Data lines:
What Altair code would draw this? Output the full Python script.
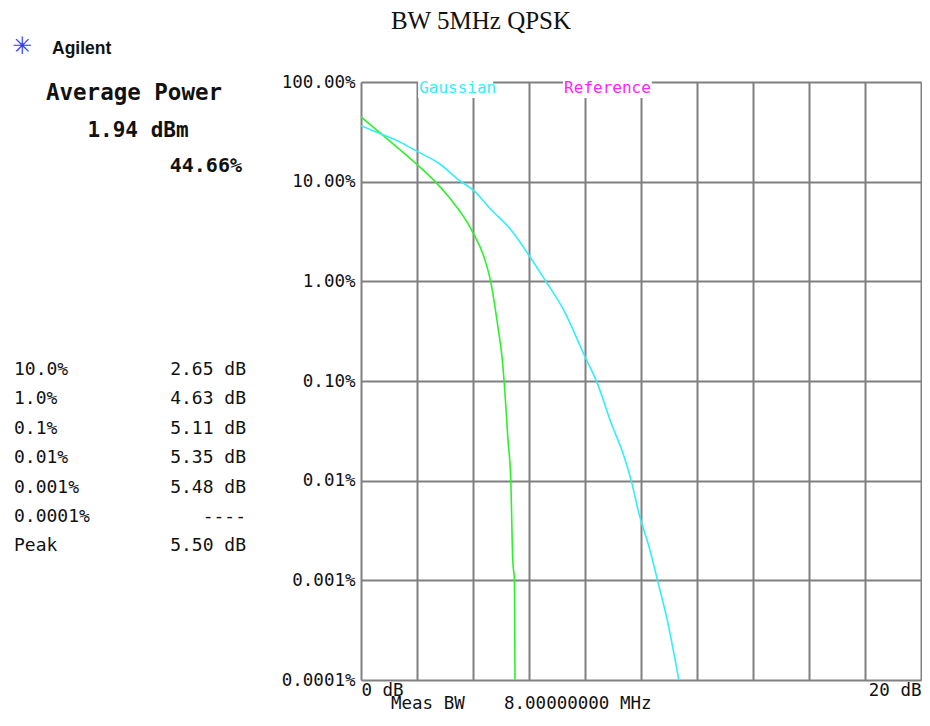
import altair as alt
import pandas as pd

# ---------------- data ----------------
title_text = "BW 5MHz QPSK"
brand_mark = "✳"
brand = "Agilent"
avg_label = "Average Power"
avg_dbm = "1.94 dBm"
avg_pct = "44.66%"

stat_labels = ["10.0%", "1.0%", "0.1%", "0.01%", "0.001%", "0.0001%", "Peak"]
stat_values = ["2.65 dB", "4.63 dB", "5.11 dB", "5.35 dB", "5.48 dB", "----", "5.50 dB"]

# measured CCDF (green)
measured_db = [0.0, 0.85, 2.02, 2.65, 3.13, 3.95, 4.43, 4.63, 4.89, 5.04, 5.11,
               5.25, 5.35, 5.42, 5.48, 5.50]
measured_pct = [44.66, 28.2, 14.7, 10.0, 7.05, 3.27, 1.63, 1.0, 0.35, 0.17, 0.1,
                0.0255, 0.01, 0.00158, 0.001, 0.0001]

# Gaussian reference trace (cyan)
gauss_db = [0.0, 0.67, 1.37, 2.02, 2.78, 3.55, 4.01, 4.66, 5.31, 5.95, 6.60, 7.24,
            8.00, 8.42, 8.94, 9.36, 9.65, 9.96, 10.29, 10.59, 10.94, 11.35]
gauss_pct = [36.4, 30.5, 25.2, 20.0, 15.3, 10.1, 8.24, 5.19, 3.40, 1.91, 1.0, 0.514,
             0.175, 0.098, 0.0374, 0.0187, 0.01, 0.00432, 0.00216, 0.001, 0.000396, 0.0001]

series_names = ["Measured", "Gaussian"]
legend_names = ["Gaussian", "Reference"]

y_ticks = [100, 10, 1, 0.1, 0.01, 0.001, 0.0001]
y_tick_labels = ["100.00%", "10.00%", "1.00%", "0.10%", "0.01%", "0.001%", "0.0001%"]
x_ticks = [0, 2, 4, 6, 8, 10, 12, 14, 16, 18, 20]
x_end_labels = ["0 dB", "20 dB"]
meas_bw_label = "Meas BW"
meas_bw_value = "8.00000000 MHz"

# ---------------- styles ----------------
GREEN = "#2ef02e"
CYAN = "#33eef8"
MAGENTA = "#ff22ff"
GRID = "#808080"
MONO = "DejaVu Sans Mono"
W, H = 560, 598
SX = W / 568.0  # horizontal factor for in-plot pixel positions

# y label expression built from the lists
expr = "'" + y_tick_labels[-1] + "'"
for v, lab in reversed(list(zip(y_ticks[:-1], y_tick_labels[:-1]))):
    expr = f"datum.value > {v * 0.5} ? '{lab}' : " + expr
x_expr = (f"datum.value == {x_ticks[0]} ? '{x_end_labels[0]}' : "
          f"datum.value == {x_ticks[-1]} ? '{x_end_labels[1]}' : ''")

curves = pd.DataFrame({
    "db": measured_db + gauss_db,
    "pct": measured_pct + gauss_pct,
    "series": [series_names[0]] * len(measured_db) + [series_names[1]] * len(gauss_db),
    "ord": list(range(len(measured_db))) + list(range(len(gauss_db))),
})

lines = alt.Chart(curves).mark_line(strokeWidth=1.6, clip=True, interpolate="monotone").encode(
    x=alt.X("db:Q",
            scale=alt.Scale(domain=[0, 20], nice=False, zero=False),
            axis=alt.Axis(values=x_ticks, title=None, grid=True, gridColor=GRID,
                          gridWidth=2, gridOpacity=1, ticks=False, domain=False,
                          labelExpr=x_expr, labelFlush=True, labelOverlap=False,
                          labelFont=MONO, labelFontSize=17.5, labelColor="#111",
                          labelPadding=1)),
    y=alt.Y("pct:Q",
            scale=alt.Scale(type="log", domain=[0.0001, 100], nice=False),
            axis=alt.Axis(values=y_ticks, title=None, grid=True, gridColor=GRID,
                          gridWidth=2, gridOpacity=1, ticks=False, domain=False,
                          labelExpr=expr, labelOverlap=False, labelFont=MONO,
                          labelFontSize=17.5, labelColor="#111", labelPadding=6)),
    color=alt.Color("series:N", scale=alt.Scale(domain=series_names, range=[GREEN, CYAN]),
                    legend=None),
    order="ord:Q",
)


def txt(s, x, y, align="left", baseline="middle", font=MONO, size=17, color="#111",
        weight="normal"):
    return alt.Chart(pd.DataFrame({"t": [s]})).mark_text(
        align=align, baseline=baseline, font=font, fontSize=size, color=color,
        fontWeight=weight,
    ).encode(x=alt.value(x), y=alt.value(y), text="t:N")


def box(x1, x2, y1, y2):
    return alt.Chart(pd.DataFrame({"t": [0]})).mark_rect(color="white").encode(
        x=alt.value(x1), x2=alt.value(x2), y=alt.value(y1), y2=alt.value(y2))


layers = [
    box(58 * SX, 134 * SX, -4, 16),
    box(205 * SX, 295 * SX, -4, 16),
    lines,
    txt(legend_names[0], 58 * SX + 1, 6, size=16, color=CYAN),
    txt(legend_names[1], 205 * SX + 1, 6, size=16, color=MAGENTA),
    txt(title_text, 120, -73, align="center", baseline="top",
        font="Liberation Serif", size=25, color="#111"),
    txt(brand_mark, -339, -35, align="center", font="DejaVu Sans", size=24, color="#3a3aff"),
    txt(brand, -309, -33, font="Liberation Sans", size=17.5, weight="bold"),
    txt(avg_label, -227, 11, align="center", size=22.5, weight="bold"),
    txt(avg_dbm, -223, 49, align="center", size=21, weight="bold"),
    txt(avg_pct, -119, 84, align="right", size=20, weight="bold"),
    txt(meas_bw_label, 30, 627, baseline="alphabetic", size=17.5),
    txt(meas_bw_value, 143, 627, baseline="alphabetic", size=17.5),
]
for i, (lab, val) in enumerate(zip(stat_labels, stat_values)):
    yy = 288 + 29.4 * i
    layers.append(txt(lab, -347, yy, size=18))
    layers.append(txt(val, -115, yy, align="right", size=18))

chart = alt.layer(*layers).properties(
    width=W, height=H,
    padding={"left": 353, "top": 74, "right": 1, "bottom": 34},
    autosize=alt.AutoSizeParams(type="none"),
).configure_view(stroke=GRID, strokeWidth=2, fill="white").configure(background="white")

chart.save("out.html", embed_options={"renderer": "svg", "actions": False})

Requirement:
Skip the pictures and restate exactly the lines from the beginning of the listing to the line with "SX = W / 568.0", that line included.

Written reply:
What Altair code would draw this? Output the full Python script.
import altair as alt
import pandas as pd

# ---------------- data ----------------
title_text = "BW 5MHz QPSK"
brand_mark = "✳"
brand = "Agilent"
avg_label = "Average Power"
avg_dbm = "1.94 dBm"
avg_pct = "44.66%"

stat_labels = ["10.0%", "1.0%", "0.1%", "0.01%", "0.001%", "0.0001%", "Peak"]
stat_values = ["2.65 dB", "4.63 dB", "5.11 dB", "5.35 dB", "5.48 dB", "----", "5.50 dB"]

# measured CCDF (green)
measured_db = [0.0, 0.85, 2.02, 2.65, 3.13, 3.95, 4.43, 4.63, 4.89, 5.04, 5.11,
               5.25, 5.35, 5.42, 5.48, 5.50]
measured_pct = [44.66, 28.2, 14.7, 10.0, 7.05, 3.27, 1.63, 1.0, 0.35, 0.17, 0.1,
                0.0255, 0.01, 0.00158, 0.001, 0.0001]

# Gaussian reference trace (cyan)
gauss_db = [0.0, 0.67, 1.37, 2.02, 2.78, 3.55, 4.01, 4.66, 5.31, 5.95, 6.60, 7.24,
            8.00, 8.42, 8.94, 9.36, 9.65, 9.96, 10.29, 10.59, 10.94, 11.35]
gauss_pct = [36.4, 30.5, 25.2, 20.0, 15.3, 10.1, 8.24, 5.19, 3.40, 1.91, 1.0, 0.514,
             0.175, 0.098, 0.0374, 0.0187, 0.01, 0.00432, 0.00216, 0.001, 0.000396, 0.0001]

series_names = ["Measured", "Gaussian"]
legend_names = ["Gaussian", "Reference"]

y_ticks = [100, 10, 1, 0.1, 0.01, 0.001, 0.0001]
y_tick_labels = ["100.00%", "10.00%", "1.00%", "0.10%", "0.01%", "0.001%", "0.0001%"]
x_ticks = [0, 2, 4, 6, 8, 10, 12, 14, 16, 18, 20]
x_end_labels = ["0 dB", "20 dB"]
meas_bw_label = "Meas BW"
meas_bw_value = "8.00000000 MHz"

# ---------------- styles ----------------
GREEN = "#2ef02e"
CYAN = "#33eef8"
MAGENTA = "#ff22ff"
GRID = "#808080"
MONO = "DejaVu Sans Mono"
W, H = 560, 598
SX = W / 568.0  # horizontal factor for in-plot pixel positions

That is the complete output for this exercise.